* [TO BE DONE]:
Repeat every line of the listing below exactly, minus the pictures.

* [DATASET EXCERPT]:
_ _ _ _ _

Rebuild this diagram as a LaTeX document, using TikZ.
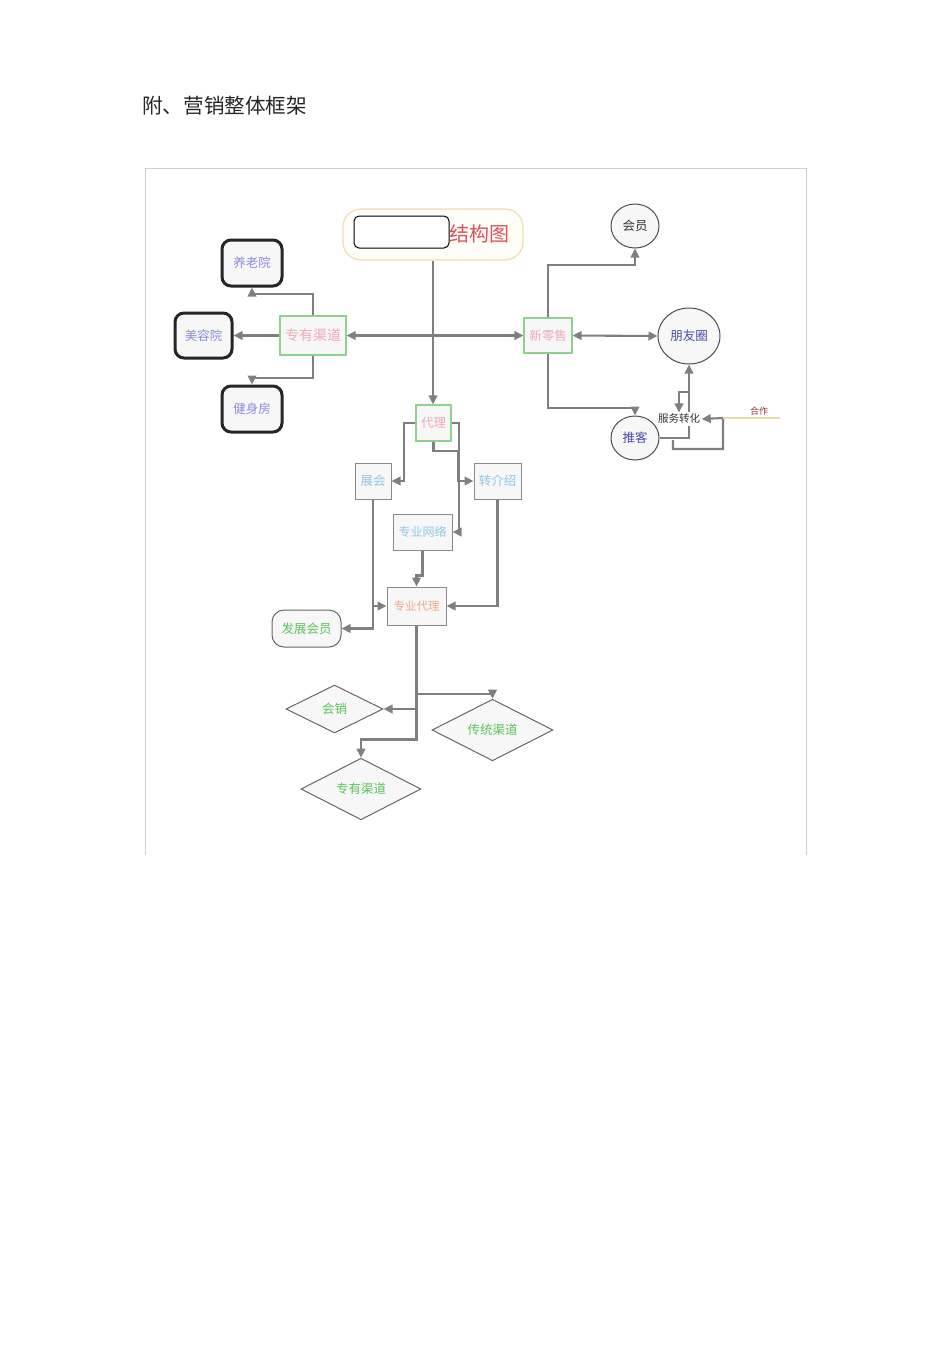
\documentclass[tikz,border=0pt]{standalone}
\usepackage{fontspec}
\setmainfont{Noto Sans CJK SC}
\usetikzlibrary{shapes.geometric,arrows.meta}
\definecolor{lnc}{HTML}{7F7F7F}
\definecolor{grnb}{HTML}{8FD18F}
\definecolor{boxf}{HTML}{F7F7F7}
\definecolor{pinkt}{HTML}{F2A7B8}
\definecolor{purt}{HTML}{8A8AE0}
\definecolor{bluet}{HTML}{8FC6E6}
\definecolor{salt}{HTML}{F2A88A}
\definecolor{grnt}{HTML}{5CC25C}
\definecolor{dpur}{HTML}{4A4AA8}
\definecolor{titr}{HTML}{E0505A}
\definecolor{titb}{HTML}{F0DCB0}
\definecolor{titf}{HTML}{FFFDF7}
\definecolor{frm}{HTML}{D0D0D0}
\definecolor{hzl}{HTML}{E8E0A0}
\definecolor{hzt}{HTML}{A03030}
\definecolor{gbord}{HTML}{8A8A8A}
\tikzset{
  x=1pt,y=-1pt,
  every node/.style={font=\fontsize{12.5}{14}\selectfont, inner sep=0pt},
  gbox/.style={draw=grnb, line width=1.2pt, fill=boxf, text=pinkt},
  qbox/.style={draw=gbord, line width=1pt, fill=boxf, text=bluet},
  thick rbox/.style={draw=black!85, line width=3pt, rounded corners=9pt, fill=boxf, text=purt, minimum width=60pt, minimum height=46pt},
  ell/.style={ellipse, draw=black!70, line width=1pt, fill=boxf},
  dia/.style={diamond, draw=black!60, line width=1pt, fill=boxf, text=grnt},
  arr/.style={draw=lnc, line width=2.1pt, -{Triangle[length=9pt,width=8.5pt]}},
  darr/.style={draw=lnc, line width=2.1pt, {Triangle[length=9pt,width=8.5pt]}-{Triangle[length=9pt,width=8.5pt]}},
  plain/.style={draw=lnc, line width=2.1pt},
}
\begin{document}
\begin{tikzpicture}
\useasboundingbox (0,0) rectangle (950,1345);
% header
\node[anchor=west, font=\fontsize{20.6}{24}\selectfont, text=black!85] (head) at (142,106) {附、营销整体框架};
% frame
\draw[frm, line width=1pt] (145,855) -- (145,168) -- (806,168) -- (806,855);
% title
\node[draw=titb, line width=1.2pt, fill=titf, rounded corners=18pt, minimum width=180pt, minimum height=51pt] (title) at (433,234.5) {};
\node[draw=black, line width=1pt, fill=white, rounded corners=5pt, minimum width=95pt, minimum height=32pt] (blank) at (401.5,232) {};
\node[text=titr, font=\fontsize{20}{24}\selectfont] (titletxt) at (479,234) {结构图};
% left branch
\node[gbox, minimum width=66pt, minimum height=39pt, font=\fontsize{14}{16}\selectfont] (zyqd) at (313,335.5) {专有渠道};
\node[thick rbox] (yly) at (252,263) {养老院};
\node[thick rbox, minimum width=57pt, minimum height=45pt] (mry) at (203.5,335.5) {美容院};
\node[thick rbox] (jsf) at (252,409) {健身房};
% right branch
\node[gbox, minimum width=48pt, minimum height=35pt] (xls) at (548,335.5) {新零售};
\node[ell, minimum width=48pt, minimum height=44pt, text=black!80] (hy) at (635,226) {会员};
\node[ell, minimum width=62pt, minimum height=56pt, text=dpur] (pyq) at (689,336) {朋友圈};
\node[ell, minimum width=48pt, minimum height=44pt, text=dpur] (tk) at (635,438) {推客};
\node[fill=white, inner sep=1.5pt, font=\fontsize{10.5}{12}\selectfont, text=black!80] (fwzh) at (679,419) {服务转化};
\node[font=\fontsize{9}{10}\selectfont, text=hzt] (hz) at (759,411) {合作};
% middle
\node[gbox, minimum width=35pt, minimum height=36pt] (daili) at (433.5,423) {代理};
\node[qbox, minimum width=36pt, minimum height=36pt] (zh) at (373,481) {展会};
\node[qbox, minimum width=47pt, minimum height=36pt] (zjs) at (497.5,481) {转介绍};
\node[qbox, minimum width=59pt, minimum height=36pt, font=\fontsize{12}{14}\selectfont] (zywl) at (422.5,532) {专业网络};
\node[qbox, minimum width=59pt, minimum height=38pt, text=salt, font=\fontsize{11.5}{14}\selectfont] (zydl) at (416.5,606) {专业代理};
\node[draw=black!60, line width=1pt, fill=boxf, rounded corners=12pt, text=grnt, minimum width=69pt, minimum height=37pt] (fzhy) at (306.5,628.5) {发展会员};
% diamonds
\node[dia, minimum width=97pt, minimum height=48pt] (hx) at (334.5,709) {会销};
\node[dia, minimum width=121pt, minimum height=60pt] (ctqd) at (492.5,730) {传统渠道};
\node[dia, minimum width=120pt, minimum height=60pt] (zyqd2) at (361,789) {专有渠道};
% connectors
\draw[arr] (title.south) -- (title.south |- daili.north);
\draw[darr] (zyqd.east) -- (xls.west);
\draw[arr] (zyqd.north) -- ++(0,-21) -| (yly.south);
\draw[arr] (zyqd.west) -- (mry.east);
\draw[arr] (zyqd.south) -- ++(0,22) -| (jsf.north);
\draw[arr] (xls.north) -- ++(0,-52) -| (hy.south);
\draw[darr] (xls.east) -- (pyq.west);
\draw[arr] (xls.south) -- ++(0,54) -| (tk.north);
\coordinate (b1) at (689,392);
\draw[arr] (pyq.south |- fwzh.north) -- (pyq.south);
\draw[arr] (b1) -| (fwzh.north);
\draw[plain] (tk.east) -| (pyq.south |- fwzh.south);
\coordinate (l1) at (673,440);
\coordinate (hzs) at (723,418);
\draw[arr] (l1) -- ++(0,9) -| (hzs) -- (fwzh.east);
\draw[hzl, line width=1.2pt] (hzs) -- ++(57,0);
\draw[arr] (daili.west) -- ++(-11,0) |- (zh.east);
\draw[arr] (daili.east) -- ++(7,0) |- (zywl.east);
\draw[arr] (daili.south) -- ++(0,9) -- ++(25,0) |- (zjs.west);
\draw[arr] (zh.south) |- (fzhy.east);
\draw[arr] (zh.south |- zydl.west) -- (zydl.west);
\draw[arr] (zywl.south) -- ++(0,25) -| (zydl.north);
\draw[arr] (zjs.south) |- (zydl.east);
\coordinate (j1) at (416.5,694);
\coordinate (j2) at (416.5,709);
\draw[arr] (zydl.south) -- ++(0,114) -| (zyqd2.north);
\draw[arr] (j1) -| (ctqd.north);
\draw[arr] (j2) -- (hx.east);
\end{tikzpicture}
\end{document}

_ _ _ _ _

* [COMPLETE RESPONSE]:
Rebuild this diagram as a LaTeX document, using TikZ.
\documentclass[tikz,border=0pt]{standalone}
\usepackage{fontspec}
\setmainfont{Noto Sans CJK SC}
\usetikzlibrary{shapes.geometric,arrows.meta}
\definecolor{lnc}{HTML}{7F7F7F}
\definecolor{grnb}{HTML}{8FD18F}
\definecolor{boxf}{HTML}{F7F7F7}
\definecolor{pinkt}{HTML}{F2A7B8}
\definecolor{purt}{HTML}{8A8AE0}
\definecolor{bluet}{HTML}{8FC6E6}
\definecolor{salt}{HTML}{F2A88A}
\definecolor{grnt}{HTML}{5CC25C}
\definecolor{dpur}{HTML}{4A4AA8}
\definecolor{titr}{HTML}{E0505A}
\definecolor{titb}{HTML}{F0DCB0}
\definecolor{titf}{HTML}{FFFDF7}
\definecolor{frm}{HTML}{D0D0D0}
\definecolor{hzl}{HTML}{E8E0A0}
\definecolor{hzt}{HTML}{A03030}
\definecolor{gbord}{HTML}{8A8A8A}
\tikzset{
  x=1pt,y=-1pt,
  every node/.style={font=\fontsize{12.5}{14}\selectfont, inner sep=0pt},
  gbox/.style={draw=grnb, line width=1.2pt, fill=boxf, text=pinkt},
  qbox/.style={draw=gbord, line width=1pt, fill=boxf, text=bluet},
  thick rbox/.style={draw=black!85, line width=3pt, rounded corners=9pt, fill=boxf, text=purt, minimum width=60pt, minimum height=46pt},
  ell/.style={ellipse, draw=black!70, line width=1pt, fill=boxf},
  dia/.style={diamond, draw=black!60, line width=1pt, fill=boxf, text=grnt},
  arr/.style={draw=lnc, line width=2.1pt, -{Triangle[length=9pt,width=8.5pt]}},
  darr/.style={draw=lnc, line width=2.1pt, {Triangle[length=9pt,width=8.5pt]}-{Triangle[length=9pt,width=8.5pt]}},
  plain/.style={draw=lnc, line width=2.1pt},
}
\begin{document}
\begin{tikzpicture}
\useasboundingbox (0,0) rectangle (950,1345);
% header
\node[anchor=west, font=\fontsize{20.6}{24}\selectfont, text=black!85] (head) at (142,106) {附、营销整体框架};
% frame
\draw[frm, line width=1pt] (145,855) -- (145,168) -- (806,168) -- (806,855);
% title
\node[draw=titb, line width=1.2pt, fill=titf, rounded corners=18pt, minimum width=180pt, minimum height=51pt] (title) at (433,234.5) {};
\node[draw=black, line width=1pt, fill=white, rounded corners=5pt, minimum width=95pt, minimum height=32pt] (blank) at (401.5,232) {};
\node[text=titr, font=\fontsize{20}{24}\selectfont] (titletxt) at (479,234) {结构图};
% left branch
\node[gbox, minimum width=66pt, minimum height=39pt, font=\fontsize{14}{16}\selectfont] (zyqd) at (313,335.5) {专有渠道};
\node[thick rbox] (yly) at (252,263) {养老院};
\node[thick rbox, minimum width=57pt, minimum height=45pt] (mry) at (203.5,335.5) {美容院};
\node[thick rbox] (jsf) at (252,409) {健身房};
% right branch
\node[gbox, minimum width=48pt, minimum height=35pt] (xls) at (548,335.5) {新零售};
\node[ell, minimum width=48pt, minimum height=44pt, text=black!80] (hy) at (635,226) {会员};
\node[ell, minimum width=62pt, minimum height=56pt, text=dpur] (pyq) at (689,336) {朋友圈};
\node[ell, minimum width=48pt, minimum height=44pt, text=dpur] (tk) at (635,438) {推客};
\node[fill=white, inner sep=1.5pt, font=\fontsize{10.5}{12}\selectfont, text=black!80] (fwzh) at (679,419) {服务转化};
\node[font=\fontsize{9}{10}\selectfont, text=hzt] (hz) at (759,411) {合作};
% middle
\node[gbox, minimum width=35pt, minimum height=36pt] (daili) at (433.5,423) {代理};
\node[qbox, minimum width=36pt, minimum height=36pt] (zh) at (373,481) {展会};
\node[qbox, minimum width=47pt, minimum height=36pt] (zjs) at (497.5,481) {转介绍};
\node[qbox, minimum width=59pt, minimum height=36pt, font=\fontsize{12}{14}\selectfont] (zywl) at (422.5,532) {专业网络};
\node[qbox, minimum width=59pt, minimum height=38pt, text=salt, font=\fontsize{11.5}{14}\selectfont] (zydl) at (416.5,606) {专业代理};
\node[draw=black!60, line width=1pt, fill=boxf, rounded corners=12pt, text=grnt, minimum width=69pt, minimum height=37pt] (fzhy) at (306.5,628.5) {发展会员};
% diamonds
\node[dia, minimum width=97pt, minimum height=48pt] (hx) at (334.5,709) {会销};
\node[dia, minimum width=121pt, minimum height=60pt] (ctqd) at (492.5,730) {传统渠道};
\node[dia, minimum width=120pt, minimum height=60pt] (zyqd2) at (361,789) {专有渠道};
% connectors
\draw[arr] (title.south) -- (title.south |- daili.north);
\draw[darr] (zyqd.east) -- (xls.west);
\draw[arr] (zyqd.north) -- ++(0,-21) -| (yly.south);
\draw[arr] (zyqd.west) -- (mry.east);
\draw[arr] (zyqd.south) -- ++(0,22) -| (jsf.north);
\draw[arr] (xls.north) -- ++(0,-52) -| (hy.south);
\draw[darr] (xls.east) -- (pyq.west);
\draw[arr] (xls.south) -- ++(0,54) -| (tk.north);
\coordinate (b1) at (689,392);
\draw[arr] (pyq.south |- fwzh.north) -- (pyq.south);
\draw[arr] (b1) -| (fwzh.north);
\draw[plain] (tk.east) -| (pyq.south |- fwzh.south);
\coordinate (l1) at (673,440);
\coordinate (hzs) at (723,418);
\draw[arr] (l1) -- ++(0,9) -| (hzs) -- (fwzh.east);
\draw[hzl, line width=1.2pt] (hzs) -- ++(57,0);
\draw[arr] (daili.west) -- ++(-11,0) |- (zh.east);
\draw[arr] (daili.east) -- ++(7,0) |- (zywl.east);
\draw[arr] (daili.south) -- ++(0,9) -- ++(25,0) |- (zjs.west);
\draw[arr] (zh.south) |- (fzhy.east);
\draw[arr] (zh.south |- zydl.west) -- (zydl.west);
\draw[arr] (zywl.south) -- ++(0,25) -| (zydl.north);
\draw[arr] (zjs.south) |- (zydl.east);
\coordinate (j1) at (416.5,694);
\coordinate (j2) at (416.5,709);
\draw[arr] (zydl.south) -- ++(0,114) -| (zyqd2.north);
\draw[arr] (j1) -| (ctqd.north);
\draw[arr] (j2) -- (hx.east);
\end{tikzpicture}
\end{document}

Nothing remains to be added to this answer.